Par un jugement n° 1300706 du 17 mars 2023, le tribunal administratif de Toulon a condamné la commune de Saint-Cyr-sur-Mer à verser à M. et Mme F... une somme de 20 392,60 euros au titre des préjudices subis.

Procédure devant la Cour :

Par une requête et des mémoires enregistrés les 4 avril 2023, 17 juin et 19 août 2024, M. et Mme F..., représentés par Me Kieffer, demandent à la Cour, dans le dernier état de leurs écritures :

1°) d'annuler le jugement du 17 mars 2023 du tribunal administratif de Toulon en tant qu'il rejette la demande de sursis à statuer ;

2°) d'annuler le jugement du 17 mars 2023 du tribunal administratif de Toulon en tant qu'il limite le montant du préjudice subi à 20 392,60 euros ;

3°) à titre principal, de condamner la commune de Saint-Cyr-sur-Mer à leur verser la somme de 1 167 425 euros au titre de la perte de chance de plus-value sur terrain construit ; à titre subsidiaire, de condamner la commune de Saint-Cyr-sur-Mer à leur verser la somme de 350 499 euros au titre de la perte de chance de plus-value sur terrain construit ; à titre infiniment subsidiaire, de condamner la commune de Saint-Cyr-sur-Mer à leur verser la somme de 161 702 euros au titre de la perte de chance de plus-value sur terrain non construit mais bénéficiant d'un permis de construire ;

4°) de condamner la commune de Saint-Cyr-sur-Mer à leur verser la somme globale de 78 202,41 euros au titre des autres préjudices subis ;

5°) de surseoir à statuer sur la demande de condamnation de la commune de Saint-Cyr-sur-Mer à leur verser la somme de 136 831,58 euros au titre des frais de démolition ; dans cette attente, de réserver leurs droits ;

6°) de condamner la commune de Saint-Cyr-sur-Mer à leur verser, d'une part, la somme de 50 000 euros au titre du préjudice moral, et, d'autre part, la somme de 50 000 euros au titre des troubles dans leurs conditions d'existence ;

7°) d'assortir ces sommes des intérêts au taux légal à compter du 10 janvier 2013, date d'introduction de la réclamation préalable ;

8°) de rejeter l'appel incident présenté par la commune de Saint-Cyr-sur-Mer ;

9°) de mettre à la charge de la commune de Saint-Cyr-sur-Mer la somme de 6 000 euros au titre de l'article L. 761-1 du code de justice administrative.

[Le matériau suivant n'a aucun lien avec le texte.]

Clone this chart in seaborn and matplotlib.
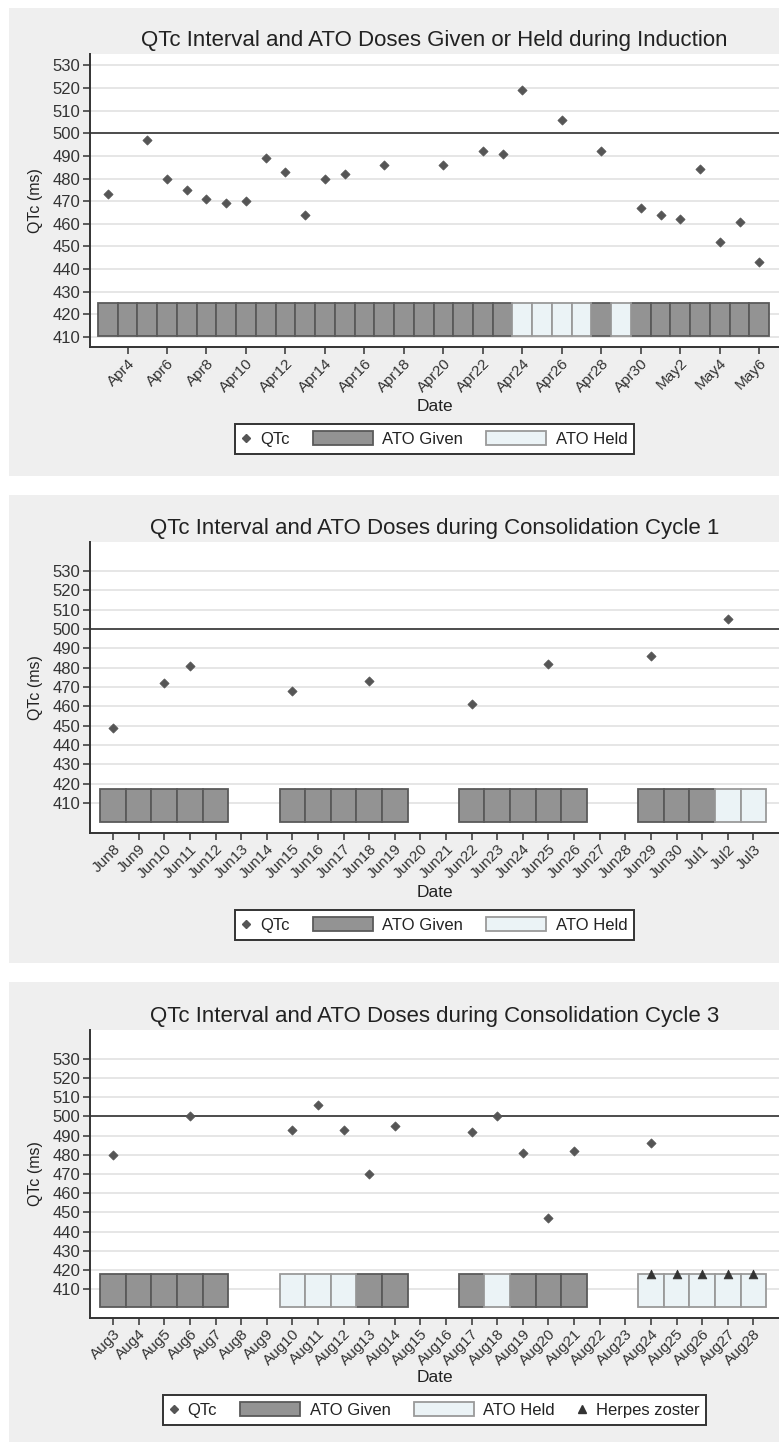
import matplotlib
matplotlib.use('Agg')
import matplotlib.pyplot as plt
from matplotlib.patches import Patch, Rectangle
from matplotlib.lines import Line2D
from matplotlib.legend_handler import HandlerLine2D
import seaborn as sns
import pandas as pd

# calendar of each panel (year is arbitrary, only day/month are shown)
ind_start, ind_end = '2015-04-03', '2015-05-06'
c1_start, c1_end = '2015-06-08', '2015-07-03'
c3_start, c3_end = '2015-08-03', '2015-08-28'

# ATO status per day: G = given, H = held, . = no dose
ind_ato = 'GGGGGGGGGGGGGGGGGGGGGHHHHGHGGGGGGG'
c1_ato = 'GGGGG..GGGGG..GGGGG..GGGHH'
c3_ato = 'GGGGG..HHHGG..GHGGG..HHHHH'

# QTc measurements
ind_qtc_dates = ['2015-04-03', '2015-04-05', '2015-04-06', '2015-04-07', '2015-04-08',
                 '2015-04-09', '2015-04-10', '2015-04-11', '2015-04-12', '2015-04-13',
                 '2015-04-14', '2015-04-15', '2015-04-17', '2015-04-20', '2015-04-22',
                 '2015-04-23', '2015-04-24', '2015-04-26', '2015-04-28', '2015-04-30',
                 '2015-05-01', '2015-05-02', '2015-05-03', '2015-05-04', '2015-05-05',
                 '2015-05-06']
ind_qtc = [473, 497, 480, 475, 471, 469, 470, 489, 483, 464, 480, 482, 486,
           486, 492, 491, 519, 506, 492, 467, 464, 462, 484, 452, 461, 443]

c1_qtc_dates = ['2015-06-08', '2015-06-10', '2015-06-11', '2015-06-15', '2015-06-18',
                '2015-06-22', '2015-06-25', '2015-06-29', '2015-07-02']
c1_qtc = [449, 472, 481, 468, 473, 461, 482, 486, 505]

c3_qtc_dates = ['2015-08-03', '2015-08-06', '2015-08-10', '2015-08-11', '2015-08-12',
                '2015-08-13', '2015-08-14', '2015-08-17', '2015-08-18', '2015-08-19',
                '2015-08-20', '2015-08-21', '2015-08-24']
c3_qtc = [480, 500, 493, 506, 493, 470, 495, 492, 500, 481, 447, 482, 486]

c3_herpes_dates = ['2015-08-24', '2015-08-25', '2015-08-26', '2015-08-27', '2015-08-28']
c3_herpes = [418, 418, 418, 418, 418]

titles = ['QTc Interval and ATO Doses Given or Held during Induction',
          'QTc Interval and ATO Doses during Consolidation Cycle 1',
          'QTc Interval and ATO Doses during Consolidation Cycle 3']

GIVEN = '#939393'
HELD = '#EBF3F6'
DOT = '#555555'
PANEL_BG = '#EFEFEF'

sns.set_theme(style='ticks')
plt.rcParams['font.family'] = ['Liberation Sans', 'DejaVu Sans']
plt.rcParams['text.color'] = '#222222'
plt.rcParams['axes.labelcolor'] = '#222222'
plt.rcParams['xtick.color'] = '#333333'
plt.rcParams['ytick.color'] = '#333333'

W, H = 779, 1442
fig = plt.figure(figsize=(W / 100, H / 100), dpi=100)
fig.patch.set_facecolor('white')


class NarrowMarker(HandlerLine2D):
    # marker entries get a short handle box, patches keep the long one
    def legend_artist(self, legend, orig_handle, fontsize, handlebox):
        handlebox.width = 0.55 * fontsize
        return super().legend_artist(legend, orig_handle, fontsize, handlebox)


def fx(px):
    return px / W


def fy(px):
    return 1 - px / H


def draw_panel(top_bg, bot_bg, ax_top, ax_bot, start, end, status, qtc_dates, qtc,
               title, ylim, bar_lo, bar_hi, tick_every, herpes_dates=None, herpes=None):
    fig.patches.append(Rectangle((fx(9), fy(bot_bg)), fx(W - 9), (bot_bg - top_bg) / H,
                                 transform=fig.transFigure, facecolor=PANEL_BG,
                                 edgecolor='none', zorder=-10))
    ax = fig.add_axes([fx(90), fy(ax_bot), fx(W - 90), (ax_bot - ax_top) / H])
    ax.set_facecolor('white')

    days = pd.date_range(start, end)
    pos = {d: i for i, d in enumerate(days)}
    n = len(days)

    given = [i for i, s in enumerate(status) if s == 'G']
    held = [i for i, s in enumerate(status) if s == 'H']
    ax.bar(given, bar_hi - bar_lo, bottom=bar_lo, width=1, color=GIVEN,
           edgecolor='#5a5a5a', linewidth=1.3, zorder=3)
    ax.bar(held, bar_hi - bar_lo, bottom=bar_lo, width=1, color=HELD,
           edgecolor='#9a9a9a', linewidth=1.3, zorder=3)

    df = pd.DataFrame({'day': [pos[pd.Timestamp(d)] for d in qtc_dates], 'qtc': qtc})
    sns.scatterplot(data=df, x='day', y='qtc', marker='D', s=22, color=DOT,
                    edgecolor=DOT, linewidth=0.5, ax=ax, zorder=5, legend=False)
    if herpes_dates is not None:
        hz = pd.DataFrame({'day': [pos[pd.Timestamp(d)] for d in herpes_dates], 'v': herpes})
        sns.scatterplot(data=hz, x='day', y='v', marker='^', s=40, color='#333333',
                        edgecolor='#333333', linewidth=0.5, ax=ax, zorder=6, legend=False)

    ax.axhline(500, color='#333333', lw=1.2, zorder=4)
    ax.set_ylim(*ylim)
    ax.set_yticks(range(410, 531, 10))
    ax.yaxis.grid(True, color='#E6E6E6', lw=1.4)
    ax.set_axisbelow(True)

    ax.set_xlim(-0.9, n)
    ticks = list(range(1 if tick_every == 2 else 0, n, tick_every))
    ax.set_xticks(ticks)
    ax.set_xticklabels([f'{days[i]:%b}{days[i].day}' for i in ticks],
                       rotation=45, ha='right', rotation_mode='anchor', fontsize=11)
    ax.tick_params(axis='y', labelsize=12, length=5, width=1.1, pad=2)
    ax.tick_params(axis='x', length=5, width=1.1, pad=1.5)

    sns.despine(ax=ax)
    for side in ['left', 'bottom']:
        ax.spines[side].set_color('#333333')
        ax.spines[side].set_linewidth(1.4)

    ax.set_title(title, fontsize=16, pad=6)
    ax.set_xlabel('Date', fontsize=12.5)
    ax.set_ylabel('QTc (ms)', fontsize=11.5)
    ax.yaxis.set_label_coords(-0.068, 0.5)
    ax.xaxis.set_label_coords(0.5, -(52 / (ax_bot - ax_top)))

    handles = [Line2D([], [], marker='D', ls='none', color=DOT, markersize=4),
               Patch(facecolor=GIVEN, edgecolor='#5a5a5a', lw=1.3),
               Patch(facecolor=HELD, edgecolor='#9a9a9a', lw=1.3)]
    labels = ['QTc', 'ATO Given', 'ATO Held']
    if herpes_dates is not None:
        handles.append(Line2D([], [], marker='^', ls='none', color='#333333', markersize=6))
        labels.append('Herpes zoster')
    leg = ax.legend(handles, labels, loc='center', ncol=len(labels),
                    bbox_to_anchor=(0.5, -(92 / (ax_bot - ax_top))),
                    handler_map={Line2D: NarrowMarker(numpoints=1)},
                    fontsize=12, frameon=True, fancybox=False, framealpha=1,
                    edgecolor='#333333', handlelength=3.6, handleheight=0.95,
                    columnspacing=1.4, handletextpad=0.55, borderpad=0.4)
    leg.get_frame().set_linewidth(1.4)
    return ax


draw_panel(8, 476, 54, 347, ind_start, ind_end, ind_ato, ind_qtc_dates, ind_qtc,
           titles[0], (405.6, 535), 410.5, 425, 2)
draw_panel(495, 963, 542, 833, c1_start, c1_end, c1_ato, c1_qtc_dates, c1_qtc,
           titles[1], (394.5, 545), 400.3, 417.3, 1)
draw_panel(982, 1442, 1030, 1318, c3_start, c3_end, c3_ato, c3_qtc_dates, c3_qtc,
           titles[2], (395, 545), 400.5, 418, 1, c3_herpes_dates, c3_herpes)

fig.savefig('out.png', dpi=100)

Ils soutiennent, dans le dernier état de leurs écritures, que :

- la commune de Saint-Cyr-sur-Mer a commis une illégalité fautive en délivrant, le 13 décembre 2001, un permis de construire illégal ;

- le tribunal aurait dû prolonger les effets du sursis à statuer en l'attente d'une décision définitive de l'autorité judiciaire ;

- le jugement attaqué est insuffisamment motivé, eu égard notamment au rapport d'expertise judiciaire ;

- ils ont subi une perte de chance qui doit être évaluée, à titre principal, à hauteur de 1 167 425 euros, à titre subsidiaire, à hauteur de 350 499 euros, et, à titre infiniment subsidiaire, à hauteur de 161 702 euros ;

- ils ont subi un préjudice de remboursement anticipé du prêt, à hauteur de 6 000 euros ;

- dans l'hypothèse où l'autorité judiciaire ferait droit à la demande de démolition de l'ouvrage réalisé présentée par les époux A..., ils subiraient un préjudice lié au coût de la démolition, à hauteur de 136 831,58 euros ; un sursis à statuer doit être prononcé, dans l'attente d'un certificat de non pourvoi par Mme A... ;

- ils ont subi des préjudices liés aux frais engagés, à savoir 2 084,97 euros de frais de géomètre expert, 23 098,14 euros de frais d'avocats, 2 918 euros de taxe d'urbanisme, 875,40 euros d'expert technique et 3 762,90 euros au titre des frais adverses de procédure ;

- ils ont subi un préjudice moral à hauteur de 50 000 euros, ainsi que des troubles dans leurs conditions d'existence à hauteur de 50 000 euros.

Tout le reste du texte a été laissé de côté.